As with RTDs, thermistors also exploit the fact that a material’s resistance changes with temperature. However, the majority of thermistors employ a metallic oxide and have a negative temperature coefficient (NTC). Thermistors provide relatively high accuracy (0.1 to 1.5 °C) but only operate over a limited temperature range: –100 to +300 °C. Furthermore, no single thermistor will cover this range and a lack of standards means it is often necessary to buy the sensor and measuring equipment together. The thermistor’s response is non-linear and, as with RTDs, we must avoid providing too large an excitation current through the thermistor because of self-heating.
Connection to instruments is a simple 2-wire configuration, as — unlike RTDs — we do not need to compensate for lead resistances: this is small compared to the thermistor’s resistance (typically between 1 and 100 kΩ).
Thermistors, because of their high sensitivity, are ideal for detecting small changes in temperature — especially when it is the change and not the absolute value that is important.

Measuring equipment and calibration

Having chosen our temperature sensor, and ensured we are using it in such a way so as to reap all of its benefits, all that remains is to get the most from our measurement equipment.
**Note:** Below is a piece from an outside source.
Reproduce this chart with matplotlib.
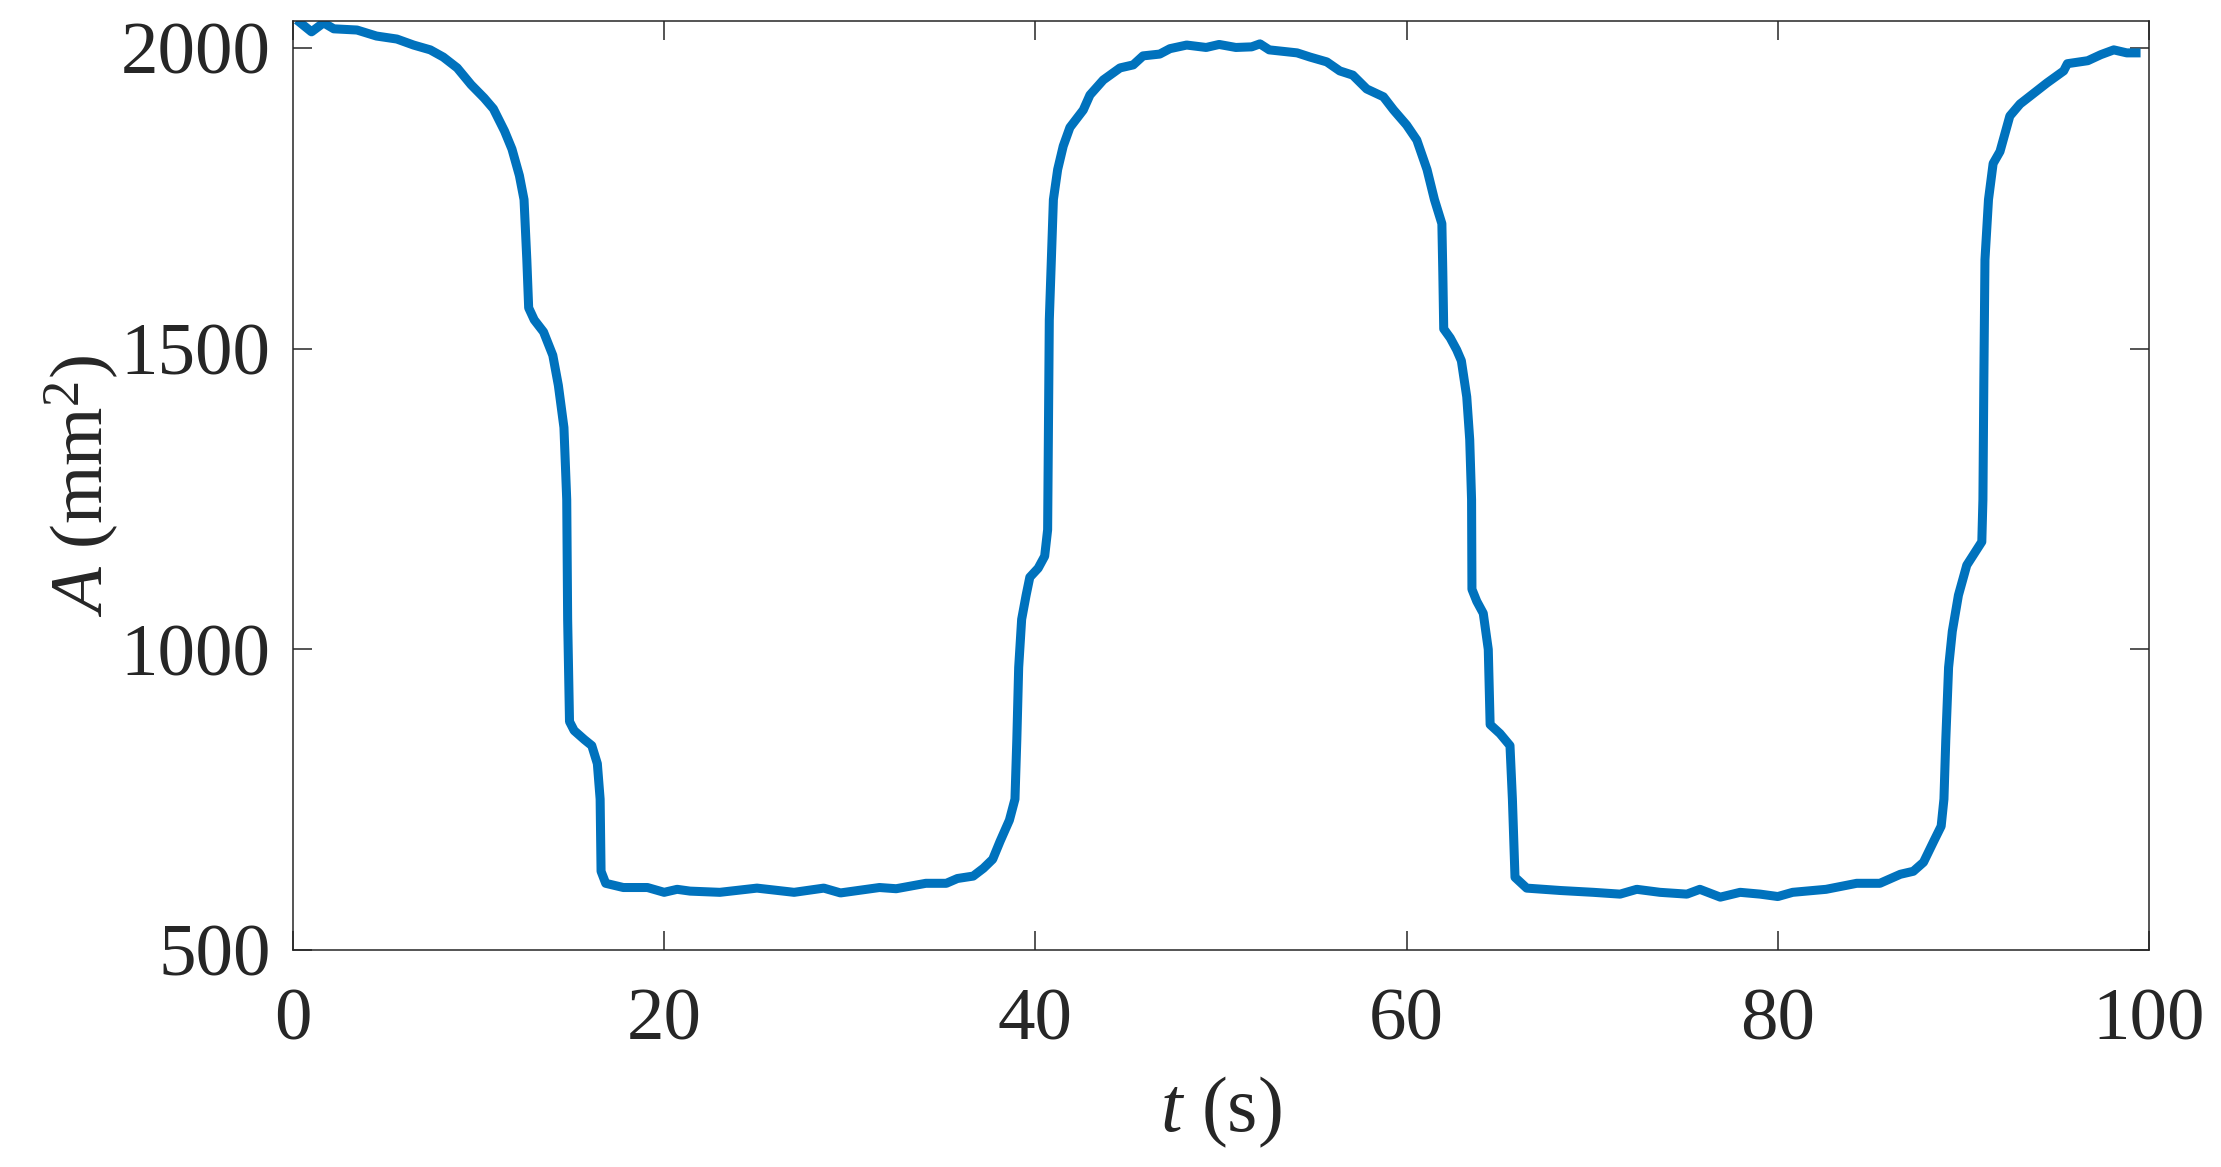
import numpy as np
import matplotlib
matplotlib.use("Agg")
import matplotlib.pyplot as plt

# --- data (time in s, area in mm^2) ---
t_s = [0.4, 1.0, 1.65, 2.2, 3.45, 4.5, 5.6, 6.5, 7.4, 8.1, 8.85, 9.6, 10.3, 10.8,
       11.4, 11.8, 12.2, 12.45, 12.6, 12.7, 13.0, 13.5, 14.0, 14.3, 14.6, 14.75,
       14.8, 14.9, 15.15, 15.7, 16.1, 16.4, 16.55, 16.6, 16.85, 17.8, 19.1, 20.0,
       20.7, 21.4, 23.0, 25.0, 27.0, 28.6, 29.5, 31.6, 32.5, 34.1, 35.2, 35.8,
       36.65, 37.2, 37.7, 38.1, 38.6, 38.9, 39.0, 39.1, 39.26, 39.5, 39.7, 40.15,
       40.5, 40.66, 40.7, 40.75, 40.88, 40.97, 41.2, 41.5, 41.86, 42.58, 42.94,
       43.66, 44.56, 45.27, 45.8, 46.7, 47.25, 48.15, 49.2, 49.9, 50.8, 51.65,
       52.1, 52.6, 54.1, 54.8, 55.7, 56.4, 57.1, 57.85, 58.75, 59.3, 60.0, 60.55,
       61.1, 61.5, 61.9, 61.95, 62.0, 62.35, 62.7, 62.95, 63.24, 63.4, 63.5,
       63.52, 63.78, 64.13, 64.4, 64.5, 65.03, 65.57, 65.7, 65.84, 66.47, 68.3,
       70.06, 71.5, 72.4, 73.65, 75.1, 75.8, 76.9, 77.97, 79.05, 80.0, 80.8,
       82.6, 84.25, 85.5, 86.6, 87.3, 87.85, 88.4, 88.8, 88.95, 89.05, 89.2,
       89.4, 89.73, 90.18, 90.7, 90.99, 91.05, 91.1, 91.16, 91.35, 91.6, 91.97,
       92.5, 93.05, 93.8, 94.5, 95.4, 95.6, 96.7, 97.4, 98.1, 98.8, 99.3]
area_mm2 = [2042, 2027, 2042, 2032, 2030, 2020, 2015, 2005, 1997, 1985, 1967, 1939,
            1917, 1899, 1862, 1832, 1788, 1748, 1648, 1568, 1548, 1528, 1489, 1439,
            1369, 1249, 1050, 880, 865, 850, 840, 810, 751, 631, 611, 604, 604, 596,
            601, 598, 596, 603, 596, 603, 595, 604, 602, 611, 611, 619, 623, 636,
            651, 681, 716, 751, 850, 970, 1050, 1090, 1120, 1135, 1155, 1199, 1349,
            1548, 1668, 1748, 1798, 1837, 1868, 1897, 1922, 1947, 1967, 1972, 1987,
            1990, 1999, 2005, 2001, 2006, 2001, 2002, 2007, 1997, 1992, 1985, 1977,
            1962, 1955, 1932, 1919, 1897, 1872, 1847, 1798, 1748, 1708, 1628, 1533,
            1518, 1498, 1480, 1420, 1349, 1249, 1100, 1080, 1060, 1000, 875, 860,
            840, 751, 621, 603, 599, 596, 593, 601, 596, 593, 601, 588, 596, 593,
            589, 596, 601, 611, 611, 626, 631, 646, 681, 706, 751, 850, 970, 1030,
            1090, 1140, 1165, 1179, 1249, 1449, 1648, 1748, 1808, 1828, 1887, 1907,
            1925, 1942, 1962, 1974, 1979, 1989, 1997, 1992, 1992]

x_ticks = [0, 20, 40, 60, 80, 100]
y_ticks = [500, 1000, 1500, 2000]

plt.rcParams['font.family'] = ['Liberation Serif', 'DejaVu Serif']
plt.rcParams['mathtext.fontset'] = 'custom'
plt.rcParams['mathtext.rm'] = 'Liberation Serif'
plt.rcParams['mathtext.it'] = 'Liberation Serif:italic'

dark = '#262626'
fig = plt.figure(figsize=(22.21, 11.67), dpi=100)
ax = fig.add_axes([0.1319, 0.1859, 0.8357, 0.7961])

ax.plot(t_s, area_mm2, color='#0072BD', linewidth=6.5, solid_joinstyle='round')

ax.set_xlim(0, 100)
ax.set_ylim(500, 2045)
ax.set_xticks(x_ticks)
ax.set_yticks(y_ticks)

for s in ax.spines.values():
    s.set_color(dark)
    s.set_linewidth(1.1)
ax.tick_params(direction='in', top=True, right=True, length=13.5, width=1.1,
               color=dark, labelcolor=dark, labelsize=54)
ax.tick_params(axis='x', pad=27)
ax.tick_params(axis='y', pad=16)

ax.set_xlabel(r'$\mathit{t}$ (s)', fontsize=56, color=dark, labelpad=14)
ax.set_ylabel(r'$\mathit{A}$ (mm$^2$)', fontsize=54, color=dark, labelpad=0)

fig.savefig('out.png', dpi=100, facecolor='white')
Here, check the accuracy specifications of the instruments as these vary widely between types of instrument and manufacturers. In some cases, when using RTDs for example, the majority of system error may come from the instrument. When using thermocouples however, the measurement instrument usually has a small error when compared to the sensor. With thermistors, because they have look-up curves particular to the device, it is usual to purchase matched sensors and instruments together from the same manufacturer.
For accurate measurements, calibration is a must and where possible instrument and sensor(s) should be calibrated together as a system.

Conclusion

High precision temperature measurement is possible through the use of well-specified and suitably calibrated sensors and instrumentation. However, the accuracy of these measurements will be meaningless unless the equipment and sensors are used correctly.